Another important point is that the sales models for each technology can be different. For instance, a storage sale typically takes place at the IT level, whereas an ECM sale takes place at an administrative level — sometimes at the CFO or CSO (chief security office) level. VARs most likely will be unsuccessful if they try to sell an ECM compliance solution to the IT management, and vice versa.

“The decision to combine storage and ECM technologies is one that should not be taken lightly by VARs,” says Slack. “This is a business investment decision that can be very expensive. In order for VARs to win more business, they must be prepared to invest captital, and they must be dedicated to training both technical and sales employees.” Hartung adds, “This is certainly a market where VARs can prosper. But for new VARs entering the race, there are some hurdles to get over, including an understanding of the ECM market.”


Understand How Vendor Consolidation Will Affect You

One of the biggest causes of concern and confusion among VARs is the industry trend of vendor consolidation. The recent frenzy of acquisitions makes it hard for VARs to understand where they stand today and nearly impossible to plan for the future. On the storage side, companies such as EMC, NetApp, SUN Microsystems, and IBM have all been gobbling up companies at a rapid pace. The ECM market is no different, with EMC’s acquisition of Documentum and Captiva and IBM’s acquisition of FileNet. EMC and IBM made those acquisitions because both companies recognize how the combination of ECM and storage can help them grow revenue. It’s easy for VARs to take a wait-and-see position. But is that the right thing to do? Probably not, considering that acquisitions will most likely continue indefinitely.

“There are a lot of things still shaking out on the EMC and IBM fronts,” says Cranel Imaging’s Slack. “We have discussions with our VARs about vendor consolidation from time to time. Right now, it’s just a guessing game for VARs. They are concerned that as vendors continue to consolidate, some VARs may be consolidated as well. I recommend that VARs look at their business relationships with vendors and ask, ‘Is this a relationship that will stand up for a long time?’” Slack thinks it may be wise for VARs to carefully assess partnerships with bigger players such as IBM and EMC. “VARs must understand that the big players may be harder to work with, but by having the relationships with those organizations, VARs may have a better chance of succeeding in the long run.”
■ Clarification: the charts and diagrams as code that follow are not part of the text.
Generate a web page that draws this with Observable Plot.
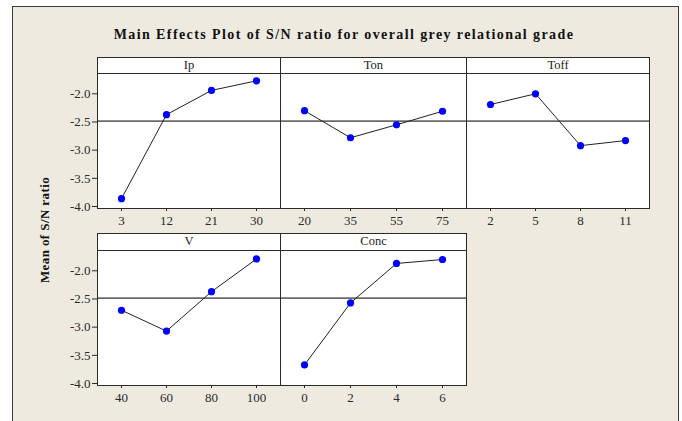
<!DOCTYPE html>
<html><head><meta charset="utf-8">
<script src="https://cdn.jsdelivr.net/npm/d3@7"></script>
<script src="https://cdn.jsdelivr.net/npm/@observablehq/plot@0.6"></script>
<style>
body{margin:0;background:#fff;}
#root{position:relative;width:682px;height:421px;overflow:hidden;background:#fff;}
#frame{position:absolute;left:12px;top:6px;width:667px;height:430px;border:1px solid #3a3a3a;box-sizing:border-box;background:#eeeae0;}
.hdr{position:absolute;box-sizing:border-box;border:1px solid #2a2a2a;background:#fff;text-align:center;font:12.5px "Liberation Serif",serif;color:#222;line-height:14px;}
#title{position:absolute;left:0;width:682px;top:27px;text-align:center;font:bold 14px "Liberation Serif",serif;letter-spacing:1.4px;color:#111;padding-left:6px;box-sizing:border-box;}
#ylab{position:absolute;width:200px;left:-55px;top:222px;text-align:center;transform:rotate(-90deg);font:bold 13px "Liberation Serif",serif;color:#111;letter-spacing:0.4px;}
.pl{position:absolute;}
</style>
</head><body>
<div id="root"><div id="frame"></div>
<div id="title">Main Effects Plot of S/N ratio for overall grey relational grade</div>
<div id="ylab">Mean of S/N ratio</div>
</div>
<script>
// ---- data ----
const factorNames = ["Ip","Ton","Toff","V","Conc"];
const ipLevels = ["3","12","21","30"];
const ipMeans = [-3.86,-2.37,-1.94,-1.77];
const tonLevels = ["20","35","55","75"];
const tonMeans = [-2.30,-2.78,-2.55,-2.31];
const toffLevels = ["2","5","8","11"];
const toffMeans = [-2.19,-2.00,-2.92,-2.83];
const vLevels = ["40","60","80","100"];
const vMeans = [-2.70,-3.07,-2.37,-1.79];
const concLevels = ["0","2","4","6"];
const concMeans = [-3.67,-2.57,-1.87,-1.80];
const overallMean = -2.485;
const yTicks = [-2.0,-2.5,-3.0,-3.5,-4.0];
const yDomain = [-4.035,-1.64];

const root = document.getElementById("root");
const cols = [97,280,466,649];
const rows = [{hTop:57,pTop:73,pBot:208},{hTop:233,pTop:250,pBot:385}];
const panels = [
  {name:factorNames[0], levels:ipLevels, means:ipMeans, c:0, r:0},
  {name:factorNames[1], levels:tonLevels, means:tonMeans, c:1, r:0},
  {name:factorNames[2], levels:toffLevels, means:toffMeans, c:2, r:0},
  {name:factorNames[3], levels:vLevels, means:vMeans, c:0, r:1},
  {name:factorNames[4], levels:concLevels, means:concMeans, c:1, r:1}
];
const font = '"Liberation Serif", serif';
for (const p of panels) {
  const row = rows[p.r];
  const left = cols[p.c], right = cols[p.c+1];
  const showY = p.c === 0;
  const ml = showY ? 60 : 2, mr = 2, mt = 2, mb = 28;
  const w = right - left, h = row.pBot - row.pTop;
  const data = p.levels.map((l,i)=>({level:l, mean:p.means[i]}));
  const marks = [
    Plot.frame({fill:"white", stroke:null}),
    Plot.ruleY([overallMean], {stroke:"#6a6a6a", strokeWidth:1.6}),
    Plot.line(data, {x:"level", y:"mean", stroke:"#222", strokeWidth:1}),
    Plot.dot(data, {x:"level", y:"mean", r:3.6, fill:"#0000ff", stroke:null}),
    Plot.frame({stroke:"#2a2a2a", strokeWidth:1}),
    Plot.axisX({tickSize:3, tickPadding:4, fontSize:13, fontFamily:font, fill:"#2a2a2a", label:null})
  ];
  if (showY) marks.push(Plot.axisY(yTicks, {tickSize:5, tickPadding:2, fontSize:13, fontFamily:font, fill:"#2a2a2a", tickFormat:d=>d.toFixed(1), label:null}));
  const chart = Plot.plot({
    width: w + ml + mr, height: h + mt + mb,
    marginLeft: ml, marginRight: mr, marginTop: mt, marginBottom: mb,
    style: {background:"transparent", fontFamily: font, fontSize:"13px", color:"#2a2a2a"},
    x: {type:"point", domain:p.levels, padding:0.49},
    y: showY ? {domain:yDomain} : {domain:yDomain, axis:null},
    marks
  });
  chart.classList.add("pl");
  chart.style.left = (left - ml) + "px";
  chart.style.top = (row.pTop - mt) + "px";
  root.appendChild(chart);
  const hd = document.createElement("div");
  hd.className = "hdr";
  hd.textContent = p.name;
  hd.style.left = left + "px";
  hd.style.top = row.hTop + "px";
  hd.style.width = (w + 1) + "px";
  hd.style.height = (row.pTop - row.hTop + 1) + "px";
  root.appendChild(hd);
}
</script>
</body></html>
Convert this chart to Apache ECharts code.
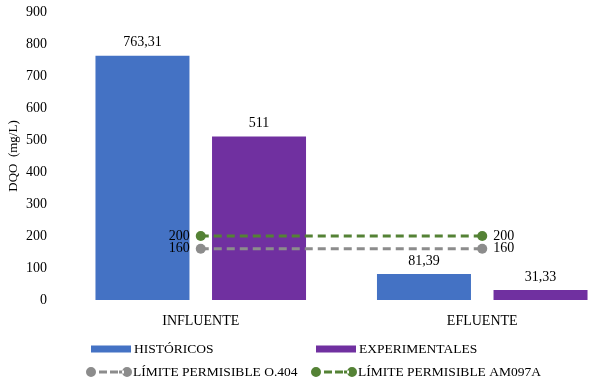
<!DOCTYPE html>
<html><head><meta charset="utf-8">
<script src="https://cdn.jsdelivr.net/npm/echarts@6/dist/echarts.min.js"></script>
<style>html,body{margin:0;padding:0;background:#fff}#c{width:593px;height:382px}</style>
</head><body><div id="c"></div>
<script>
const categories = ['INFLUENTE', 'EFLUENTE'];
const historicos = [763.31, 81.39];
const experimentales = [511, 31.33];
const limiteO404 = [160, 160];
const limiteAM097A = [200, 200];
const yTicks = {min: 0, max: 900, interval: 100};
const names = ['HISTÓRICOS', 'EXPERIMENTALES', 'LÍMITE PERMISIBLE O.404', 'LÍMITE PERMISIBLE AM097A'];

const font = 'Liberation Serif, Times New Roman, serif';
const fmt = v => String(v).replace('.', ',');
const lineData = arr => arr.map((v, i) => ({
  value: v,
  label: {position: i === 0 ? 'left' : 'right'}
}));
const txt = {fontFamily: font, fontSize: 14, color: '#000'};
const legTxt = {fontFamily: font, fontSize: 13.5, color: '#000'};
const lineIcon = 'path://M0,5a5,5 0 1,0 10,0a5,5 0 1,0 -10,0Z M13,3.5h8v3h-8Z M24,3.5h8v3h-8Z M33,3.5h5v3h-5Z M36,5a5,5 0 1,0 10,0a5,5 0 1,0 -10,0Z';

const chart = echarts.init(document.getElementById('c'));
chart.setOption({
  animation: false,
  textStyle: {fontFamily: font},
  grid: {left: 60, top: 12, width: 563, height: 288, containLabel: false, outerBoundsMode: 'none'},
  xAxis: {
    type: 'category', data: categories,
    axisLine: {show: false}, axisTick: {show: false},
    axisLabel: Object.assign({margin: 14}, txt)
  },
  yAxis: {
    type: 'value', min: yTicks.min, max: yTicks.max, interval: yTicks.interval,
    name: 'DQO  (mg/L)', nameLocation: 'middle', nameGap: 40, nameRotate: 90,
    nameMoveOverlap: false,
    nameTextStyle: {fontFamily: font, fontSize: 13, color: '#000'},
    splitLine: {show: false}, axisLine: {show: false}, axisTick: {show: false},
    axisLabel: Object.assign({margin: 13}, txt)
  },
  legend: [
    {data: [names[0]], left: 86, top: 337, itemWidth: 40, itemHeight: 7, textStyle: Object.assign({padding: [0,0,0,-2]}, legTxt), icon: 'rect'},
    {data: [names[1]], left: 311, top: 337, itemWidth: 40, itemHeight: 7, textStyle: Object.assign({padding: [0,0,0,-2]}, legTxt), icon: 'rect'},
    {data: [names[2]], left: 81, top: 360, itemWidth: 46, itemHeight: 10, icon: lineIcon, textStyle: Object.assign({padding: [0,0,0,-4]}, legTxt)},
    {data: [names[3]], left: 306, top: 360, itemWidth: 46, itemHeight: 10, icon: lineIcon, textStyle: Object.assign({padding: [0,0,0,-4]}, legTxt)}
  ],
  series: [
    {
      name: names[0], type: 'bar', data: historicos, barWidth: 94, barGap: '24%',
      itemStyle: {color: '#4472C4'},
      label: Object.assign({show: true, position: 'top', distance: 6, formatter: p => fmt(p.value)}, txt)
    },
    {
      name: names[1], type: 'bar', data: experimentales, barWidth: 94,
      itemStyle: {color: '#7030A0'},
      label: Object.assign({show: true, position: 'top', distance: 6, formatter: p => fmt(p.value)}, txt)
    },
    {
      name: names[2], type: 'line', data: lineData(limiteO404),
      symbol: 'circle', symbolSize: 10,
      lineStyle: {color: '#8C8C8C', type: [8, 5], width: 3},
      itemStyle: {color: '#8C8C8C'},
      label: Object.assign({show: true, distance: 6}, txt)
    },
    {
      name: names[3], type: 'line', data: lineData(limiteAM097A),
      symbol: 'circle', symbolSize: 10,
      lineStyle: {color: '#548235', type: [8, 5], width: 3},
      itemStyle: {color: '#548235'},
      label: Object.assign({show: true, distance: 6}, txt)
    }
  ]
});
</script></body></html>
Hartung agrees with Slack. “Those acquisitions could be a concern for VARs, depending on how the products will be channeled in the future, since both EMC and IBM have large direct sales forces,” he says.


Vertical Markets May Provide The Best ECM/Storage Sales Opportunities

Optical Laser’s Cohn says a VAR’s vertical focus may be the key to succeeding with a combined ECM/storage solution. “If VARs are selling other technologies into the healthcare market, there is definitely an opportunity to provide line-of-business and ECM solutions to that customer base,” he says. “If VARs are selling primarily to financial organizations, there would be additional storage opportunities present there as well. If you can ask the right questions and do some investigative work with your customers, you can be successful adding sales in a complementary technology.”

Cohn’s point is a good one. By concentrating on current vertical-market customers, VARs can remove one barrier to ECM/storage success by already having trusted advisor status in those accounts — accounts that can serve as valuable references for other opportunities in the same vertical market.

As VARs look to add sales, the combination of ECM and storage technologies certainly provides great opportunities. Cohn advises storage VARs to build on their core strengths and focus on selling one or two ECM application solutions to start with. He tells ECM VARs to look at their areas of expertise and become familiar with the different types of storage technologies. Before you jump headfirst into adding either storage or ECM technologies, contact your VAD and have a frank discussion about what you’ll need to succeed.